Un feu vert sous conditions
Le gouvernement britannique est finalement revenu à la raison. Après avoir fait durer le suspense sur la réalisation du projet Hinkley Point, Theresa May, en poste depuis mi-juillet, a certes établi une liste de conditions, mais elle a surtout confirmé l’accord de principe donné auparavant par son prédécesseur, David Cameron. Le projet de centrale nucléaire, résultat d’un partenariat entre le gouvernement britannique et un consortium d’entreprises emmené par l’énergéticien français EDF, devrait donc se dérouler comme prévu et permettre l’installation, dans le sud-ouest de l’Angleterre, de deux réacteurs EPR d’une puissance cumulée de 1650 MW.

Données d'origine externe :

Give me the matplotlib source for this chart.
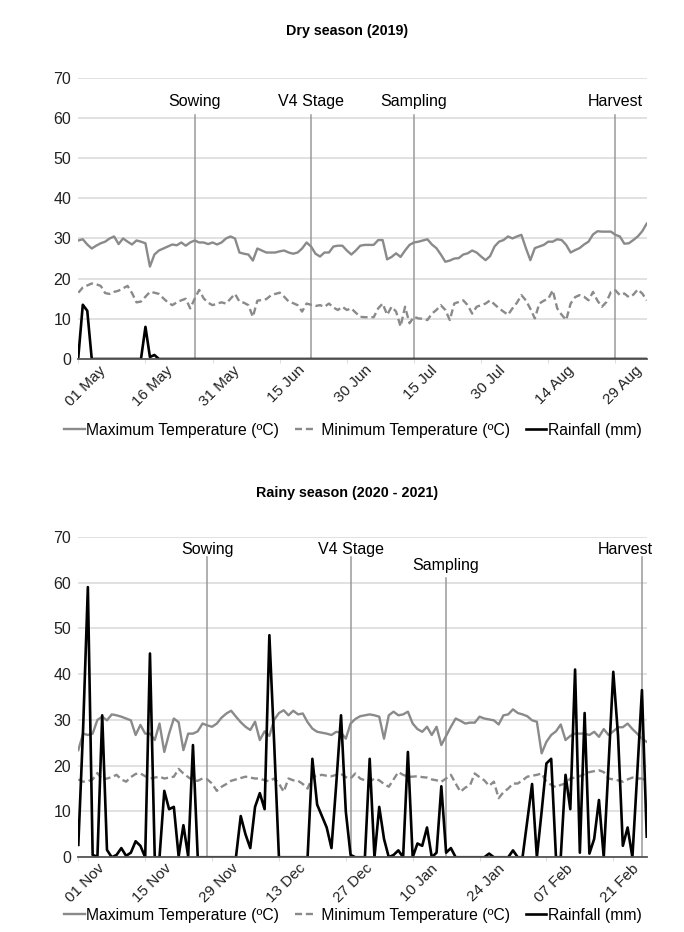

Selon l’accord signé au mois d’octobre 2015 par le groupe français et son homologue chinois – China General Nuclear Power Corporation (CGN) –, celui-ci participera à hauteur de 33,5 %, soit 6 milliards de livres sur les 18 milliards d’investissements que représenteront la construction des deux réacteurs (24,5 milliards d’euros). Le groupe EDF financera quant à lui 66,5 % du projet (12 milliards de livres) et devra rassurer le nouveau gouvernement, qui craignait ces derniers mois une prise de participation croissante de la compagnie chinoise.
La Première ministre a fixé à ce titre plusieurs conditions destinées à garantir la sécurité d’approvisionnement en électricité du pays et la mainmise de l’Etat sur des installations jugées stratégiques pour la sécurité nationale. La centrale d’Hinkley Point devra donc fournir 7 % du courant au Royaume-Uni à partir de 2025 et ne pourra être revendue, même en partie, sans l’aval du gouvernement. Le groupe EDF devra s’engager ici à conserver ses parts intactes durant toute la phase de construction des réacteurs, et ne pourra à terme jamais descendre en dessous des 51 % de participation. Le « nouveau cadre légal » prévoit aussi que le gouvernement puisse intervenir dans une éventuelle cession de la part d’EDF une fois la centrale en service.
Un choix économique et écologique
En validant officiellement ce projet, le Royaume-Uni a finalement choisi un camp. Celui de la raison, sans doute, que l’on opposera en Europe aux utopistes allemands, qui persistent encore à croire que les énergies renouvelables peuvent aujourd’hui à elles seules alimenter des sociétés de plus en plus énergivores. En choisissant l’énergie nucléaire pour l’avenir, le gouvernement britannique veut s’assurer d’une production énergétique à la fois stable, bon marché et décarbonée. Ce qui ne l’empêche pas d’accompagner le développement lent mais progressif des énergies renouvelables.
L’énergie nucléaire, n’en déplaise à certains, est en effet l’alternative énergétique la plus rationnelle à l’heure où l’urgence climatique nous oblige à verdir nos mix énergétiques et à substituer aux combustibles fossiles des sources d’énergie non émettrices de CO2. L’exemple de l’Allemagne, contrainte de rallumer ses vieilles centrales au charbon très polluantes suite au retrait précipité (pour ne pas dire irréfléchi) du nucléaire, suffit à nous en convaincre. Les énergies renouvelables, même développées à leur maximum, ne sont pas en capacité aujourd’hui de répondre à la demande énergétique nationale ou mondiale, et doivent donc être épaulées.
Les Britanniques l’ont bien compris et envisagent, via ce projet, de renouveler progressivement plus de 20 % de leur parc nucléaire. Les deux EPR constitueront la première construction de centrale nucléaire dans le pays depuis vingt ans. Ils permettront de répondre à 7 % des besoins en électricité de la Grande-Bretagne sur une période de 60 ans, d’alimenter plus de 6 millions de personnes en électricité et de créer 25 000 emplois directs et indirects. Pour la suite, d’autres projets sont déjà en discussion, et EDF pourrait entreprendre la construction de deux EPR à Sizewell et aider le groupe chinois CGN à obtenir la certification afin qu’il bâtisse son propre réacteur, le Hualong de 1 000 MW, à Bradwell dans l’est de l’Angleterre. Si l’on ajoute enfin les projets potentiels portés par d’autres compagnies comme l’Américain Westinghouse ou le Japonais Hitachi, l’énergie nucléaire semble avoir de beaux jours devant elle outre-Manche.